Kolejny mecz prawdy przed piłkarzami GKS Tychy. Już jutro tyszanie zmierzą się z Miedzią Legnica i stawką tego pojedynku będzie piąte miejsce w tabeli. W tej chwili „trójkolorowi” tracą do nich zaledwie punkt.
Ostatnie tygodnie w Legnicy były bardzo gorące. 22 czerwca Dominika Nowaka na trenerskiej ławce zastąpił Ireneusz Kościelniak. Debiutujący na szczeblu pierwszej ligi szkoleniowiec podkreślał przede wszystkim konieczność poprawy gry w obronie. Na efekty kibice nie musieli długo czekać. W swoim debiucie Kościelniak bezbramkowo zremisował z Wartą Poznań, a kilka dni później jego podopieczni pokonali w Niepołomicach, Puszczę 0-1.

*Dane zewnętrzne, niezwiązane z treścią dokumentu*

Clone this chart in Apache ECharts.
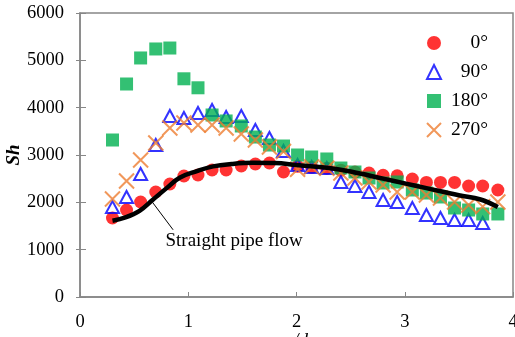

W Tychach duet trenerski, Tomasz Horwat i Jarosław Zadylak od momentu objęcia zespołu również mają sporo powodów do zadowolenia. Prowadzony przez nich GKS nie przegrał w czterech ostatnich spotkaniach. Remis z ówczesnym liderem Fortuna 1 Liga i zwycięstwa nad Wigrami Suwałki, Olimpią Grudziądz i Bruk – Bet Termalicą Nieciecza zaprocentowały awansem do strefy barażowej. Ponadto po 29 kolejkach tyszanie mogą pochwalić się najlepszą ofensywą w całej lidze. W tym sezonie trójkolorowi trafiali do siatki rywali aż 54 razy.
W rundzie jesiennej na Stadionie Miejskim, tyszanie po bramkach Szumilasa, Grzeszczyka, Połapa i Piątkowskiego pokonali Miedź Legnica aż 4-1.
Przed sobotnim spotkaniem wszyscy zawodnicy są do dyspozycji sztabu szkoleniowego. Do kadry wrócił już pauzujący za nadmiar żółtych kartek, Marcin Biernat. Początek jutrzejszego meczu o 12:40. Transmisję z Legnicy przeprowadzi Polsat Sport.